Il ne s’agit pas ici de faire la critique de At the End of it All de la jeune réalisatrice bengalie Aditi Roy et de Abu, fils d’Adam du Keralais Salim Ahamed. Il s’agit de témoigner de la perplexité devant l’écart entre des codes qui manifestement conviennent, ici, à tous, quand ils me laissent perplexes devant leur artifice et ce que je perçois comme leur lourdeur. Aucune assurance d’avoir « raison », juste un constat d’une énorme différence d’attente vis-à-vis de ce que signifie dire un dialogue, éclairer un visage, construire un enchainement dramatique de causes et d’effets. Le premier film est situé dans la bourgeoisie cosmopolite de Kolkata (ex-Calcutta), le second (couvert de récompenses au récent festival national de Goa et candidat de l’Inde aux Oscars, du jamais vu pour un film en malayalam) est situé chez des paysans pauvres. Tous deux se passent aujourd’hui, tous deux ont à voir avec une forme d’authenticité culturelle, ethnique ou religieuse, qu’il s’agisse des retrouvailles avec ses racines d’un jeune homme élevé aux Etats-Unis ou du calvaire d’un vieux musulman préférant renoncer à son unique rêve, le pèlerinage à La Mecque, pour mieux respecter à la lettre le Coran.
Le premier film se veut « moderne », au moins pour les modes de vie qu’il décrit, le deuxième est résolument archaïque, mais les outils cinématographiques sont étonnamment ressemblants.

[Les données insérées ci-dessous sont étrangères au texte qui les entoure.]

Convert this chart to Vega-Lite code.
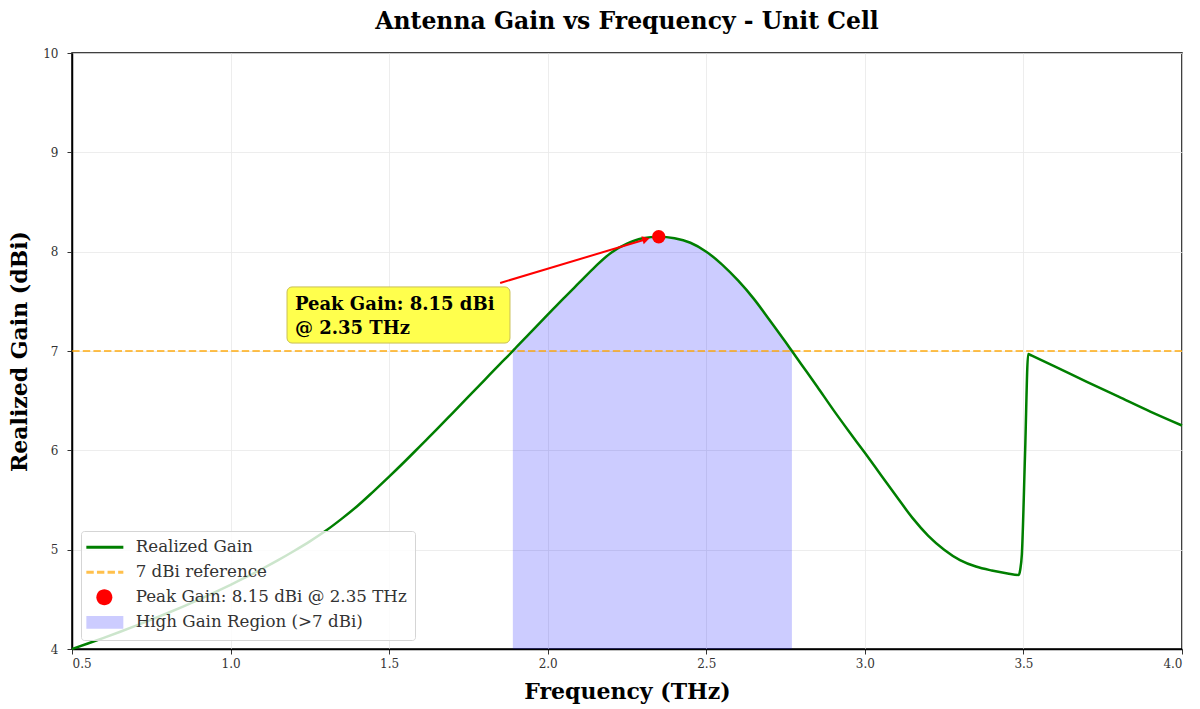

Une « grammaire » cinématographique où l’insistance des effets, qui peut avoir ses vertus dans les films ultracodés de Bollywood, paraît cette fois terriblement lourde, où le recours systématique à la redondance (tout est dit, montré, symbolisé et souligné par la musique) porte son pesant d’influence télévisuelle.
Pourtant Aditi Roy filme là où il y a plus de 50 ans Satyajit Ray donnait au cinéma mondial quelques uns des plus beaux fleurons de l’invention moderne du langage du cinéma. Pourtant Salim Ahmed filme là où, des années 80 au début des années 2000, des cinéastes comme Adoor Gopalakrishnan, Shaji Karun ou Murali Nair ont exploré de multiples voies du cinéma contemporain. Tout cela semble appartenir à un autre monde.